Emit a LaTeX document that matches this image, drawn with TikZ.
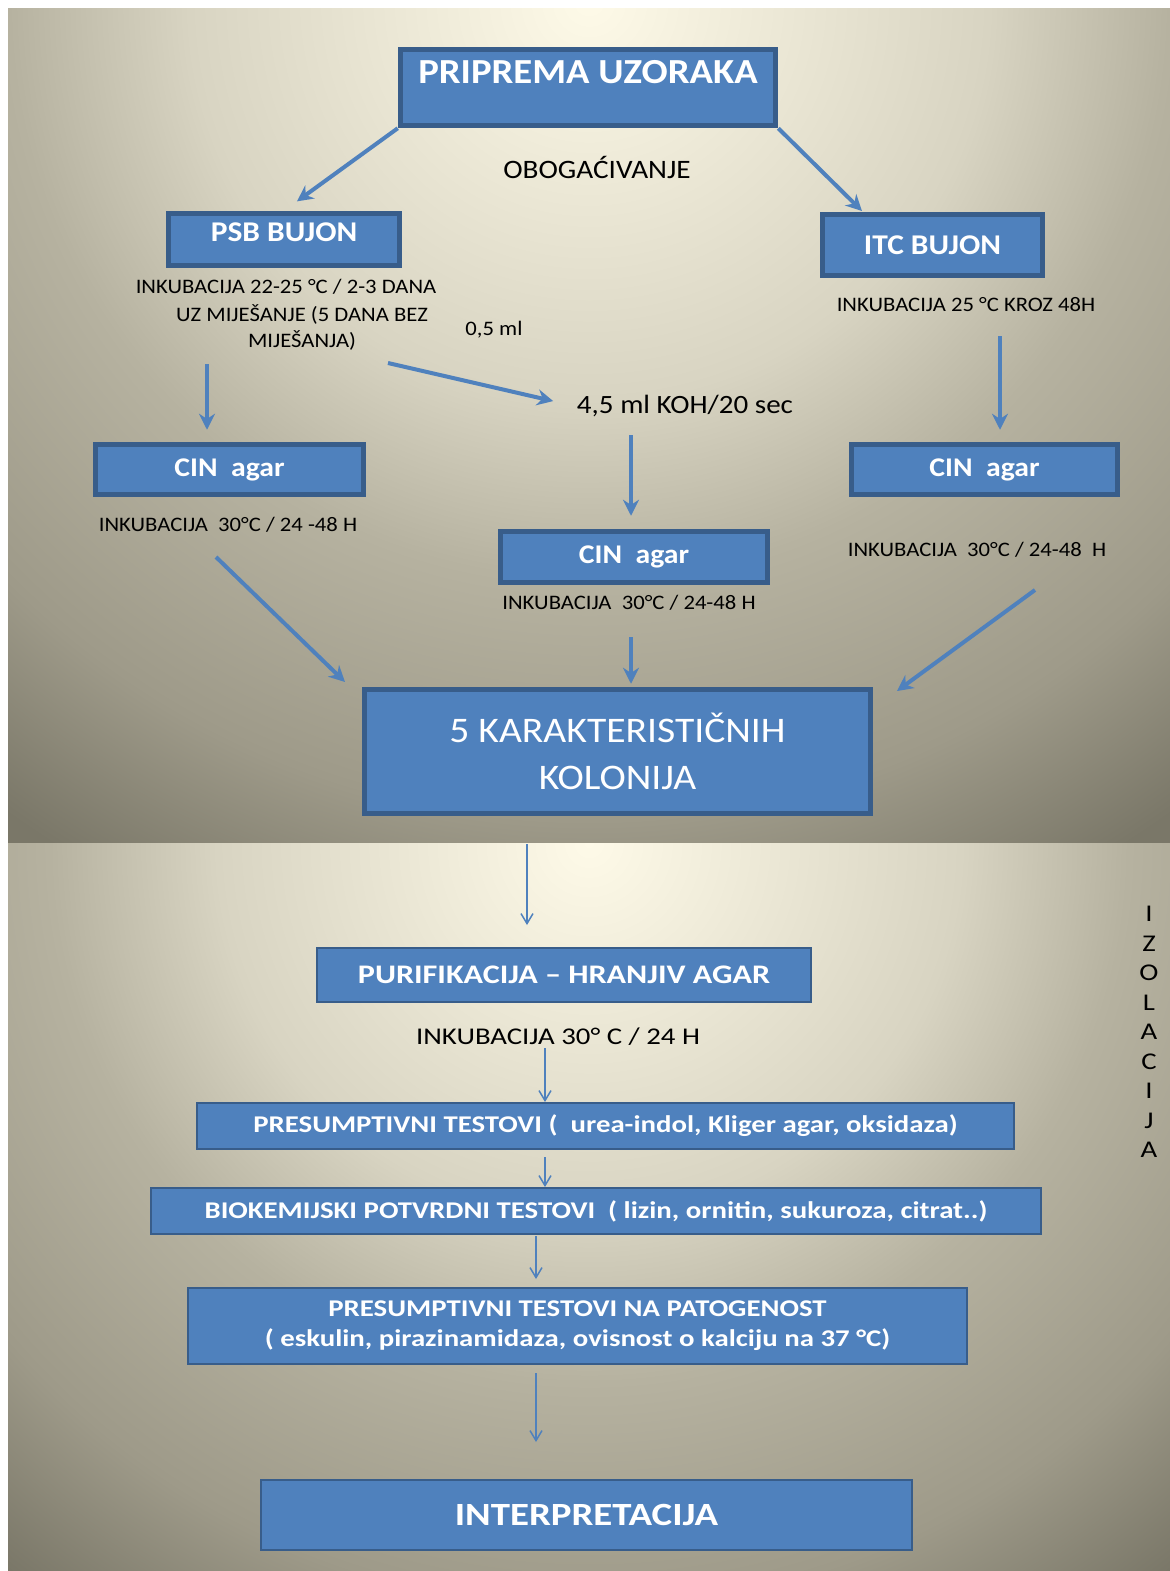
\documentclass[tikz,border=0pt]{standalone}
\usepackage{fontspec}
\setmainfont{Carlito}
\newfontfamily\topfont{Carlito}[FakeStretch=1.1]
\newfontfamily\lowfont{Carlito}[FakeStretch=1.2]
\usetikzlibrary{arrows.meta}

\definecolor{boxblue}{HTML}{4F81BD}
\definecolor{boxline}{HTML}{385D8A}
\definecolor{bgcream}{HTML}{FEFAE8}
\definecolor{bgmid}{HTML}{D8D4C2}
\definecolor{bgside}{HTML}{B6B2A0}
\definecolor{bglow}{HTML}{9E9A89}
\definecolor{bgdark}{HTML}{7A7768}

\pgfdeclareradialshading{slideglow}{\pgfpoint{0bp}{0bp}}{%
  color(0bp)=(bgcream); color(10bp)=(bgmid); color(14.5bp)=(bgside);
  color(20.5bp)=(bglow); color(25bp)=(bgdark); color(50bp)=(bgdark)}

\tikzset{
  bigbox/.style={draw=boxline, fill=boxblue, line width=2.75pt, inner sep=0pt,
    text=white, font=\topfont\bfseries\fontsize{14.3}{17}\selectfont},
  flatbox/.style={draw=boxline, fill=boxblue, line width=1pt, inner sep=0pt,
    text=white, font=\lowfont\bfseries\fontsize{12}{15}\selectfont},
  lbl/.style={inner sep=1pt, font=\topfont\fontsize{10.3}{13}\selectfont},
  fat/.style={boxblue, line width=2pt, -{Stealth[length=8pt,width=8pt]}},
  slim/.style={boxblue, line width=0.75pt, -{Straight Barb[length=5pt,width=6pt]}}
}

\begin{document}
\begin{tikzpicture}[x=0.5pt, y=-0.5pt]
			\useasboundingbox (0,0) rectangle (1170,1571);
			\begin{scope}
				\clip (8,8) rectangle (1170,843);
				\fill[bgdark] (8,8) rectangle (1170,843);
				\shade[shading=slideglow] (589,0) circle (1000);
			\end{scope}
			\begin{scope}
				\clip (8,843) rectangle (1170,1571);
				\fill[bgdark] (8,843) rectangle (1170,1571);
				\shade[shading=slideglow] (589,843) circle (930);
			\end{scope}

			\node[bigbox, minimum width=187.5pt, text height=16.75pt, text depth=21.25pt,
				font=\topfont\bfseries\fontsize{17.6}{22}\selectfont] (prep) at (588,87.5) {PRIPREMA UZORAKA};
			\node[lbl, font=\topfont\fontsize{13.3}{16}\selectfont] (obog) at (597,167) {OBOGAĆIVANJE};
			\node[bigbox, minimum width=115.5pt, text height=13.75pt, text depth=12.25pt] (psb) at (284,239.5) {PSB BUJON};
			\node[bigbox, minimum width=110pt, minimum height=30.5pt] (itc) at (932.5,245) {ITC BUJON};
			\node[lbl] (psbinc) at (286,287) {INKUBACIJA 22-25 °C / 2-3 DANA};
			\node[lbl, align=center] (psbmix) at (302,327) {UZ MIJEŠANJE (5 DANA BEZ\\MIJEŠANJA)};
			\node[lbl] (half) at (494,330) {0,5 ml};
			\node[lbl] (itcinc) at (966,305) {INKUBACIJA 25 °C KROZ 48H};
			\node[lbl, font=\topfont\fontsize{13.2}{16}\selectfont] (koh) at (685,406) {4,5 ml KOH/20 sec};

			\node[bigbox, minimum width=134pt, minimum height=25pt, font=\topfont\bfseries\fontsize{13.5}{16}\selectfont] (cinl) at (229.5,469.5) {CIN~~agar};
			\node[bigbox, minimum width=133pt, minimum height=25pt, font=\topfont\bfseries\fontsize{13.5}{16}\selectfont] (cinr) at (984.5,469.5) {CIN~~agar};
			\node[bigbox, minimum width=133.5pt, minimum height=25.5pt, font=\topfont\bfseries\fontsize{13.5}{16}\selectfont] (cinm) at (634,557) {CIN~~agar};
			\node[lbl] (cinlinc) at (228,525) {INKUBACIJA~~30°C / 24 -48 H};
			\node[lbl] (cinminc) at (629,603) {INKUBACIJA~~30°C / 24-48 H};
			\node[lbl] (cinrinc) at (977,550) {INKUBACIJA~~30°C / 24-48~~H};

			\node[bigbox, minimum width=253pt, minimum height=62pt, align=center,
				font=\topfont\fontsize{18}{23.5}\selectfont] (col) at (617.5,751.5) {5 KARAKTERISTIČNIH\\KOLONIJA};

			\coordinate (itcin) at (862,211);
			\coordinate (kohfrom) at (388,363);
			\coordinate (psbdown) at (207,364);
			\coordinate (kohdown) at (631,435);
			\coordinate (itcdown) at (1000,336);
			\coordinate (cinlout) at (216,557);
			\coordinate (colinl) at (345,682);
			\coordinate (cinmout) at (631,637);
			\coordinate (cinrout) at (1035,590);
			\coordinate (colinr) at (897,691);

			\draw[fat, shorten >=8pt] (prep.south west) to (psb.north);
			\draw[fat] (prep.south east) to (itcin);
			\draw[fat, shorten >=11pt] (kohfrom) to (koh.west);
			\draw[fat, shorten >=6pt] (psbdown) to (psbdown |- cinl.north);
			\draw[fat, shorten >=6.5pt] (kohdown) to (kohdown |- cinm.north);
			\draw[fat, shorten >=6pt] (itcdown) to (itcdown |- cinr.north);
			\draw[fat] (cinlout) to (colinl);
			\draw[fat, shorten >=1.5pt] (cinmout) to (cinmout |- col.north);
			\draw[fat] (cinrout) to (colinr);

			\node[flatbox, minimum width=247pt, minimum height=27pt, font=\lowfont\bfseries\fontsize{13.4}{16}\selectfont] (purif) at (564,975) {PURIFIKACIJA – HRANJIV AGAR};
			\node[lbl, font=\lowfont\fontsize{12}{14}\selectfont] (inc24) at (558,1037) {INKUBACIJA 30° C / 24 H};
			\node[flatbox, minimum width=408.5pt, minimum height=23pt] (pres) at (605.5,1126) {PRESUMPTIVNI TESTOVI (~~urea-indol, Kliger agar, oksidaza)};
			\node[flatbox, minimum width=445pt, minimum height=23pt] (bio) at (596,1211) {BIOKEMIJSKI POTVRDNI TESTOVI~~( lizin, ornitin, sukuroza, citrat..)};
			\node[flatbox, minimum width=389.5pt, minimum height=38pt, align=center] (pato) at (577.5,1326) {PRESUMPTIVNI TESTOVI NA PATOGENOST\\( eskulin, pirazinamidaza, ovisnost o kalciju na 37 °C)};
			\node[flatbox, minimum width=325.5pt, minimum height=35pt,
				font=\lowfont\bfseries\fontsize{16.2}{19}\selectfont] (interp) at (586.5,1515) {INTERPRETACIJA};
			\node[lbl, align=center, font=\lowfont\fontsize{12}{14.75}\selectfont] (izol) at (1149,1032) {I\\Z\\O\\L\\A\\C\\I\\J\\A};

			\coordinate (b0) at (527,844);
			\coordinate (b1) at (545,1048);
			\coordinate (b2) at (545,1157);
			\coordinate (b3) at (536,1236);
			\coordinate (b4) at (536,1373);

			\draw[slim, shorten >=11pt] (b0) to (b0 |- purif.north);
			\draw[slim] (b1) to (b1 |- pres.north);
			\draw[slim] (b2) to (b2 |- bio.north);
			\draw[slim, shorten >=4pt] (b3) to (b3 |- pato.north);
			\draw[slim, shorten >=18.5pt] (b4) to (b4 |- interp.north);
		\end{tikzpicture}
\end{document}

□ □ □

The exercise — Without the pictures, output the full listing exactly as it stands.

Answer to this problem —
Emit a LaTeX document that matches this image, drawn with TikZ.
\documentclass[tikz,border=0pt]{standalone}
\usepackage{fontspec}
\setmainfont{Carlito}
\newfontfamily\topfont{Carlito}[FakeStretch=1.1]
\newfontfamily\lowfont{Carlito}[FakeStretch=1.2]
\usetikzlibrary{arrows.meta}

\definecolor{boxblue}{HTML}{4F81BD}
\definecolor{boxline}{HTML}{385D8A}
\definecolor{bgcream}{HTML}{FEFAE8}
\definecolor{bgmid}{HTML}{D8D4C2}
\definecolor{bgside}{HTML}{B6B2A0}
\definecolor{bglow}{HTML}{9E9A89}
\definecolor{bgdark}{HTML}{7A7768}

\pgfdeclareradialshading{slideglow}{\pgfpoint{0bp}{0bp}}{%
  color(0bp)=(bgcream); color(10bp)=(bgmid); color(14.5bp)=(bgside);
  color(20.5bp)=(bglow); color(25bp)=(bgdark); color(50bp)=(bgdark)}

\tikzset{
  bigbox/.style={draw=boxline, fill=boxblue, line width=2.75pt, inner sep=0pt,
    text=white, font=\topfont\bfseries\fontsize{14.3}{17}\selectfont},
  flatbox/.style={draw=boxline, fill=boxblue, line width=1pt, inner sep=0pt,
    text=white, font=\lowfont\bfseries\fontsize{12}{15}\selectfont},
  lbl/.style={inner sep=1pt, font=\topfont\fontsize{10.3}{13}\selectfont},
  fat/.style={boxblue, line width=2pt, -{Stealth[length=8pt,width=8pt]}},
  slim/.style={boxblue, line width=0.75pt, -{Straight Barb[length=5pt,width=6pt]}}
}

\begin{document}
\begin{tikzpicture}[x=0.5pt, y=-0.5pt]
			\useasboundingbox (0,0) rectangle (1170,1571);
			\begin{scope}
				\clip (8,8) rectangle (1170,843);
				\fill[bgdark] (8,8) rectangle (1170,843);
				\shade[shading=slideglow] (589,0) circle (1000);
			\end{scope}
			\begin{scope}
				\clip (8,843) rectangle (1170,1571);
				\fill[bgdark] (8,843) rectangle (1170,1571);
				\shade[shading=slideglow] (589,843) circle (930);
			\end{scope}

			\node[bigbox, minimum width=187.5pt, text height=16.75pt, text depth=21.25pt,
				font=\topfont\bfseries\fontsize{17.6}{22}\selectfont] (prep) at (588,87.5) {PRIPREMA UZORAKA};
			\node[lbl, font=\topfont\fontsize{13.3}{16}\selectfont] (obog) at (597,167) {OBOGAĆIVANJE};
			\node[bigbox, minimum width=115.5pt, text height=13.75pt, text depth=12.25pt] (psb) at (284,239.5) {PSB BUJON};
			\node[bigbox, minimum width=110pt, minimum height=30.5pt] (itc) at (932.5,245) {ITC BUJON};
			\node[lbl] (psbinc) at (286,287) {INKUBACIJA 22-25 °C / 2-3 DANA};
			\node[lbl, align=center] (psbmix) at (302,327) {UZ MIJEŠANJE (5 DANA BEZ\\MIJEŠANJA)};
			\node[lbl] (half) at (494,330) {0,5 ml};
			\node[lbl] (itcinc) at (966,305) {INKUBACIJA 25 °C KROZ 48H};
			\node[lbl, font=\topfont\fontsize{13.2}{16}\selectfont] (koh) at (685,406) {4,5 ml KOH/20 sec};

			\node[bigbox, minimum width=134pt, minimum height=25pt, font=\topfont\bfseries\fontsize{13.5}{16}\selectfont] (cinl) at (229.5,469.5) {CIN~~agar};
			\node[bigbox, minimum width=133pt, minimum height=25pt, font=\topfont\bfseries\fontsize{13.5}{16}\selectfont] (cinr) at (984.5,469.5) {CIN~~agar};
			\node[bigbox, minimum width=133.5pt, minimum height=25.5pt, font=\topfont\bfseries\fontsize{13.5}{16}\selectfont] (cinm) at (634,557) {CIN~~agar};
			\node[lbl] (cinlinc) at (228,525) {INKUBACIJA~~30°C / 24 -48 H};
			\node[lbl] (cinminc) at (629,603) {INKUBACIJA~~30°C / 24-48 H};
			\node[lbl] (cinrinc) at (977,550) {INKUBACIJA~~30°C / 24-48~~H};

			\node[bigbox, minimum width=253pt, minimum height=62pt, align=center,
				font=\topfont\fontsize{18}{23.5}\selectfont] (col) at (617.5,751.5) {5 KARAKTERISTIČNIH\\KOLONIJA};

			\coordinate (itcin) at (862,211);
			\coordinate (kohfrom) at (388,363);
			\coordinate (psbdown) at (207,364);
			\coordinate (kohdown) at (631,435);
			\coordinate (itcdown) at (1000,336);
			\coordinate (cinlout) at (216,557);
			\coordinate (colinl) at (345,682);
			\coordinate (cinmout) at (631,637);
			\coordinate (cinrout) at (1035,590);
			\coordinate (colinr) at (897,691);

			\draw[fat, shorten >=8pt] (prep.south west) to (psb.north);
			\draw[fat] (prep.south east) to (itcin);
			\draw[fat, shorten >=11pt] (kohfrom) to (koh.west);
			\draw[fat, shorten >=6pt] (psbdown) to (psbdown |- cinl.north);
			\draw[fat, shorten >=6.5pt] (kohdown) to (kohdown |- cinm.north);
			\draw[fat, shorten >=6pt] (itcdown) to (itcdown |- cinr.north);
			\draw[fat] (cinlout) to (colinl);
			\draw[fat, shorten >=1.5pt] (cinmout) to (cinmout |- col.north);
			\draw[fat] (cinrout) to (colinr);

			\node[flatbox, minimum width=247pt, minimum height=27pt, font=\lowfont\bfseries\fontsize{13.4}{16}\selectfont] (purif) at (564,975) {PURIFIKACIJA – HRANJIV AGAR};
			\node[lbl, font=\lowfont\fontsize{12}{14}\selectfont] (inc24) at (558,1037) {INKUBACIJA 30° C / 24 H};
			\node[flatbox, minimum width=408.5pt, minimum height=23pt] (pres) at (605.5,1126) {PRESUMPTIVNI TESTOVI (~~urea-indol, Kliger agar, oksidaza)};
			\node[flatbox, minimum width=445pt, minimum height=23pt] (bio) at (596,1211) {BIOKEMIJSKI POTVRDNI TESTOVI~~( lizin, ornitin, sukuroza, citrat..)};
			\node[flatbox, minimum width=389.5pt, minimum height=38pt, align=center] (pato) at (577.5,1326) {PRESUMPTIVNI TESTOVI NA PATOGENOST\\( eskulin, pirazinamidaza, ovisnost o kalciju na 37 °C)};
			\node[flatbox, minimum width=325.5pt, minimum height=35pt,
				font=\lowfont\bfseries\fontsize{16.2}{19}\selectfont] (interp) at (586.5,1515) {INTERPRETACIJA};
			\node[lbl, align=center, font=\lowfont\fontsize{12}{14.75}\selectfont] (izol) at (1149,1032) {I\\Z\\O\\L\\A\\C\\I\\J\\A};

			\coordinate (b0) at (527,844);
			\coordinate (b1) at (545,1048);
			\coordinate (b2) at (545,1157);
			\coordinate (b3) at (536,1236);
			\coordinate (b4) at (536,1373);

			\draw[slim, shorten >=11pt] (b0) to (b0 |- purif.north);
			\draw[slim] (b1) to (b1 |- pres.north);
			\draw[slim] (b2) to (b2 |- bio.north);
			\draw[slim, shorten >=4pt] (b3) to (b3 |- pato.north);
			\draw[slim, shorten >=18.5pt] (b4) to (b4 |- interp.north);
		\end{tikzpicture}
\end{document}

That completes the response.